The Institute of Christ the King and many other traditional societies are the vanguard of restoration. But every Catholic has a right to this. Every Catholic has a right to the Truth– the Truth Who is after all, a Person. They have a right to worship Him fittingly. To give Him their best. They have a right to sound doctrine, sound teaching, and a solid Catholic community in which to raise their children, and to prepare themselves for eternity.
There are those who maintain that no Motu Proprio is needed for these things to occur. What may be true intellectually does not always translate into experience. This Motu Proprio is necessary to achieve practical progress towards the renewal of the Church. The real availability of the traditional Mass will ensure this. The novus ordo as it is experienced by the typical Catholic cannot stand the comparison. It will either be reformed itself, or fall into disuse.

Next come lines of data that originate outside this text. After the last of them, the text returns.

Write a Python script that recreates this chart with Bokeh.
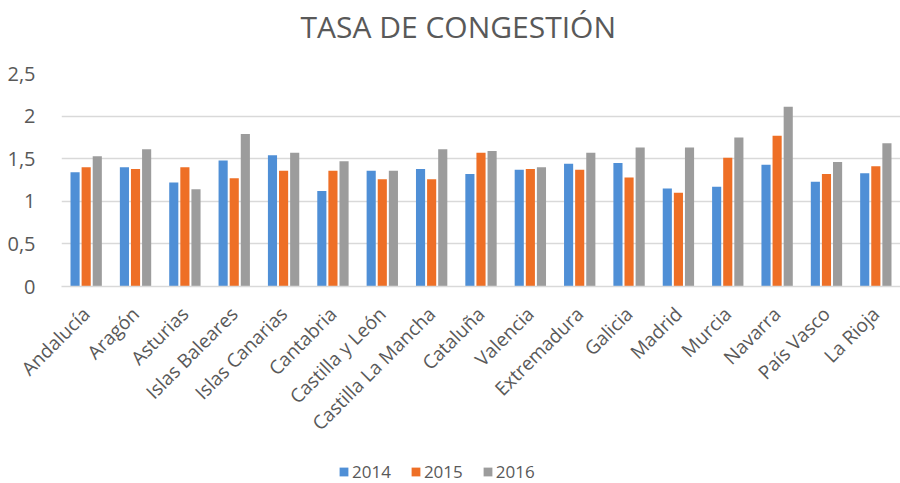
import math
from bokeh.plotting import figure
from bokeh.layouts import column
from bokeh.models import (FactorRange, Range1d, FixedTicker, Legend, LegendItem,
                          ColumnDataSource, Label)
from bokeh.transform import dodge
from bokeh.embed import file_html
from bokeh.resources import INLINE

regions = ["Andalucía", "Aragón", "Asturias", "Islas Baleares", "Islas Canarias",
           "Cantabria", "Castilla y León", "Castilla La Mancha", "Cataluña",
           "Valencia", "Extremadura", "Galicia", "Madrid", "Murcia", "Navarra",
           "País Vasco", "La Rioja"]
years = ["2014", "2015", "2016"]
v2014 = [1.34, 1.40, 1.22, 1.48, 1.54, 1.12, 1.36, 1.38, 1.32, 1.37, 1.44,
         1.45, 1.15, 1.17, 1.43, 1.23, 1.33]
v2015 = [1.40, 1.38, 1.40, 1.27, 1.36, 1.36, 1.26, 1.26, 1.57, 1.38, 1.37,
         1.28, 1.10, 1.51, 1.77, 1.32, 1.41]
v2016 = [1.53, 1.61, 1.14, 1.79, 1.57, 1.47, 1.36, 1.61, 1.59, 1.40, 1.57,
         1.63, 1.63, 1.75, 2.11, 1.46, 1.68]
y_ticks = [0, 0.5, 1, 1.5, 2, 2.5]
y_tick_labels = ["0", "0,5", "1", "1,5", "2", "2,5"]
colors = ["#4F8FD6", "#EE6F26", "#9C9C9C"]
title_text = "TASA DE CONGESTIÓN"

src = ColumnDataSource(dict(region=regions, y2014=v2014, y2015=v2015, y2016=v2016))
cols = ["y2014", "y2015", "y2016"]
offsets = [-0.225, 0.0, 0.225]

FONT = "Open Sans"
TXT = "#595959"

# title strip
p0 = figure(width=900, height=61, output_backend="svg", toolbar_location=None,
            x_range=Range1d(0, 1), y_range=Range1d(0, 1), min_border=0,
            x_axis_location=None, y_axis_location=None, outline_line_color=None)
p0.grid.visible = False
p0.add_layout(Label(x=239, y=35, x_units="screen", y_units="screen", text=title_text,
                    text_font=FONT, text_font_size="30px", text_color=TXT,
                    text_align="left", text_baseline="alphabetic"))

# main chart
p = figure(width=900, height=389, output_backend="svg", toolbar_location=None,
           x_range=FactorRange(*regions, range_padding=0), y_range=Range1d(0, 2.5),
           min_border_left=61, min_border_right=0, min_border_top=12,
           min_border_bottom=164, outline_line_color=None)

for col, off, c in zip(cols, offsets, colors):
    p.vbar(x=dodge("region", off, range=p.x_range), top=col, width=0.185,
           source=src, color=c, line_color=None)

p.xgrid.grid_line_color = None
p.ygrid.grid_line_color = "#D9D9D9"
p.ygrid.grid_line_width = 1.5
p.yaxis.ticker = FixedTicker(ticks=y_ticks)
p.yaxis.major_label_overrides = {float(t): l for t, l in zip(y_ticks, y_tick_labels)}
p.yaxis.axis_line_color = None
p.yaxis.major_tick_line_color = None
p.yaxis.minor_tick_line_color = None
p.yaxis.major_label_text_font = FONT
p.yaxis.major_label_text_font_size = "20px"
p.yaxis.major_label_text_color = TXT
p.yaxis.major_label_standoff = 20

p.xaxis.axis_line_color = "#D9D9D9"
p.xaxis.axis_line_width = 1.5
p.xaxis.major_tick_line_color = None
p.xaxis.minor_tick_line_color = None
p.xaxis.major_label_orientation = math.pi / 4
p.xaxis.major_label_text_font = FONT
p.xaxis.major_label_text_font_size = "19px"
p.xaxis.major_label_text_color = TXT
p.xaxis.major_label_standoff = 18

# legend strip underneath the chart (same series, renderers hidden)
p2 = figure(width=900, height=33, output_backend="svg", toolbar_location=None,
            x_range=p.x_range, y_range=Range1d(0, 2.5), min_border=0,
            x_axis_location=None, y_axis_location=None, outline_line_color=None)
p2.grid.visible = False
lr = [p2.vbar(x=dodge("region", off, range=p2.x_range), top=col, width=0.185,
              source=src, color=c, line_color=None, visible=False)
      for col, off, c in zip(cols, offsets, colors)]
legend = Legend(items=[LegendItem(label=y, renderers=[r]) for y, r in zip(years, lr)],
                orientation="horizontal", location=(277, 0),
                glyph_width=11, glyph_height=11, label_standoff=3, spacing=19,
                padding=0, margin=0, border_line_color=None,
                background_fill_alpha=0, inactive_fill_alpha=0,
                label_text_font=FONT, label_text_font_size="17px",
                label_text_color=TXT)
p2.add_layout(legend, "center")

layout = column(p0, p, p2, spacing=0)
open("out.html", "w").write(file_html(layout, INLINE))
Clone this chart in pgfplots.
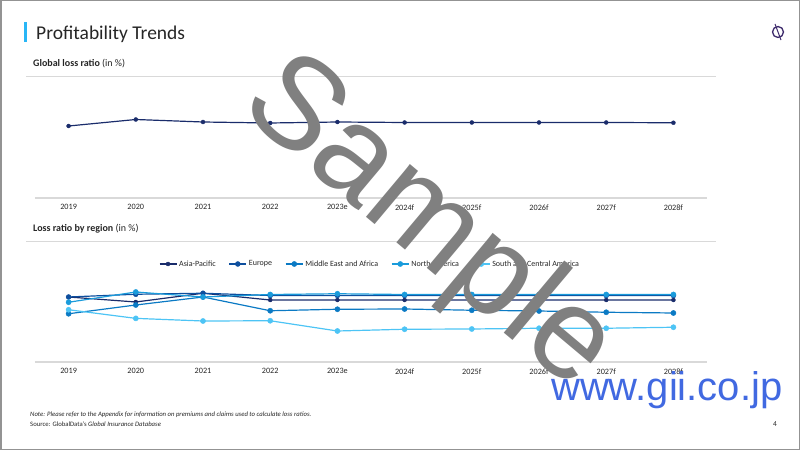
\documentclass[border=0pt]{standalone}
\usepackage{pgfplots}
\pgfplotsset{compat=1.18}
\usepackage{fontspec}
\setmainfont{Carlito}
\newfontfamily\arialfont{Liberation Sans}
\definecolor{cAP}{HTML}{1A2C6B}
\definecolor{cEU}{HTML}{0E4F9E}
\definecolor{cMEA}{HTML}{0B7AC4}
\definecolor{cNA}{HTML}{1A9BDB}
\definecolor{cSCA}{HTML}{4DC4F5}
\definecolor{axgray}{HTML}{D9D9D9}
\definecolor{titlebar}{HTML}{29B6F6}
\definecolor{wmblue}{HTML}{4169E1}
\definecolor{logo}{HTML}{3D2A6B}
\pgfplotsset{
  slidechart/.style={
    scale only axis, width=672pt, height=100pt,
    xmin=-0.5, xmax=9.5, ymin=0, ymax=80,
    axis y line=none, axis x line*=bottom,
    x axis line style={draw=axgray, line width=1.5pt, -},
    xtick={0,...,9}, major tick length=0pt,
    xticklabel style={font=\fontsize{8.2}{9}\selectfont, text=black!85, yshift=-3pt},
    clip=false,
    every axis plot/.append style={line width=1.2pt, mark=*, mark options={solid, line width=0.4pt}},
  }
}
\begin{document}
\begin{tikzpicture}[x=1pt,y=1pt]
\path[use as bounding box] (0pt,0pt) rectangle (800pt,450pt);
\draw[gray!85, line width=1.5pt] (0.75pt,0.75pt) rectangle (799.25pt,449.25pt);
% title
\fill[titlebar] (24pt,408pt) rectangle (27pt,428pt);
\node[anchor=base west, inner sep=0, font=\fontsize{19.5}{22}\selectfont, text=black!85] at (36pt,410pt) {Profitability Trends};
% logo
\draw[logo, line width=1.3pt] (778pt,418pt) circle (5.5pt);
\draw[logo, line width=1pt] (775pt,426pt) -- (781pt,410pt);
% section headers
\node[anchor=base west, inner sep=0, font=\fontsize{10}{11}\selectfont, text=black!85] at (33pt,383pt) {\textbf{Global loss ratio} (in \%)};
\draw[axgray, line width=1pt] (26pt,373pt) -- (716pt,373pt);
\node[anchor=base west, inner sep=0, font=\fontsize{10}{11}\selectfont, text=black!85] at (33pt,218pt) {\textbf{Loss ratio by region} (in \%)};
\draw[axgray, line width=1pt] (26pt,208pt) -- (716pt,208pt);

\begin{axis}[slidechart, at={(35pt,252pt)}, anchor=south west,
  xticklabels={2019,2020,2021,2022,2023e,2024f,2025f,2026f,2027f,2028f}]
\addplot[cAP, mark size=2pt] coordinates {
(0,57.6) (1,62.8) (2,60.8) (3,60.0) (4,60.8) (5,60.4) (6,60.4) (7,60.4) (8,60.4) (9,60.2)};
\end{axis}

\begin{axis}[slidechart, at={(35pt,88pt)}, anchor=south west,
  xticklabels={2019,2020,2021,2022,2023e,2024f,2025f,2026f,2027f,2028f},
  legend columns=5,
  legend style={draw=none, fill=none, at={(0.4985,0.98)}, anchor=center,
    font=\fontsize{8}{9}\selectfont, text=black!85,
    /tikz/every even column/.append style={column sep=11pt}},
  legend cell align=left]
\addplot[cAP, mark size=2pt] coordinates {
(0,52.0) (1,48.0) (2,55.0) (3,49.6) (4,49.6) (5,49.6) (6,49.6) (7,49.6) (8,49.6) (9,49.6)};
\addlegendentry{Asia-Pacific}
\addplot[cEU, mark size=2.5pt] coordinates {
(0,52.0) (1,54.2) (2,55.0) (3,53.2) (4,53.2) (5,53.2) (6,53.2) (7,53.2) (8,53.2) (9,53.2)};
\addlegendentry{Europe}
\addplot[cMEA, mark size=2.6pt] coordinates {
(0,38.6) (1,45.6) (2,52.0) (3,41.0) (4,42.2) (5,42.4) (6,41.4) (7,40.8) (8,39.8) (9,39.2)};
\addlegendentry{Middle East and Africa}
\addplot[cNA, mark size=2.6pt] coordinates {
(0,47.8) (1,56.0) (2,52.0) (3,54.0) (4,54.6) (5,54.0) (6,54.0) (7,54.0) (8,54.0) (9,54.0)};
\addlegendentry{North America}
\addplot[cSCA, mark size=2.6pt] coordinates {
(0,41.8) (1,34.9) (2,32.8) (3,33.0) (4,24.8) (5,26.2) (6,26.4) (7,27.0) (8,27.0) (9,27.8)};
\addlegendentry{South and Central America}
\end{axis}

% notes
\node[anchor=base west, inner sep=0, font=\fontsize{6.7}{7}\selectfont\itshape, text=black!85] at (30pt,33.5pt) {Note: Please refer to the Appendix for information on premiums and claims used to calculate loss ratios.};
\node[anchor=base west, inner sep=0, font=\fontsize{6.7}{7}\selectfont, text=black!85] at (30pt,23.5pt) {Source: GlobalData's \textit{Global Insurance Database}};
\node[anchor=base west, inner sep=0, font=\fontsize{7.5}{8}\selectfont, text=black!85] at (773pt,23.5pt) {4};

% watermarks
\node[rotate=-40, font=\arialfont\fontsize{130}{136}\selectfont, text=black!50] at (428pt,225pt) {Sample};
\node[anchor=base west, inner sep=0, font=\arialfont\fontsize{40}{44}\selectfont, text=wmblue] at (551pt,50pt) {www.gii.co.jp};
\end{tikzpicture}
\end{document}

The demographics of the situation are well-known. Where tradition thrives, the Church thrives. Look at the average ages, the average family size, for instance. There are other indicators more subjective, too.
So I for one will celebrate when the Motu Proprio is published, even though it won’t change anything for me. As I sat in the Cathedral on Friday, I prayed for all of my fellow Catholics for whom such an occasion is still just a dream. I pray the Motu Proprio will be that proverbial first step to a holy and revitalized Catholic Church.
Cor Jesu Sacratissimum, Miserere Nobis!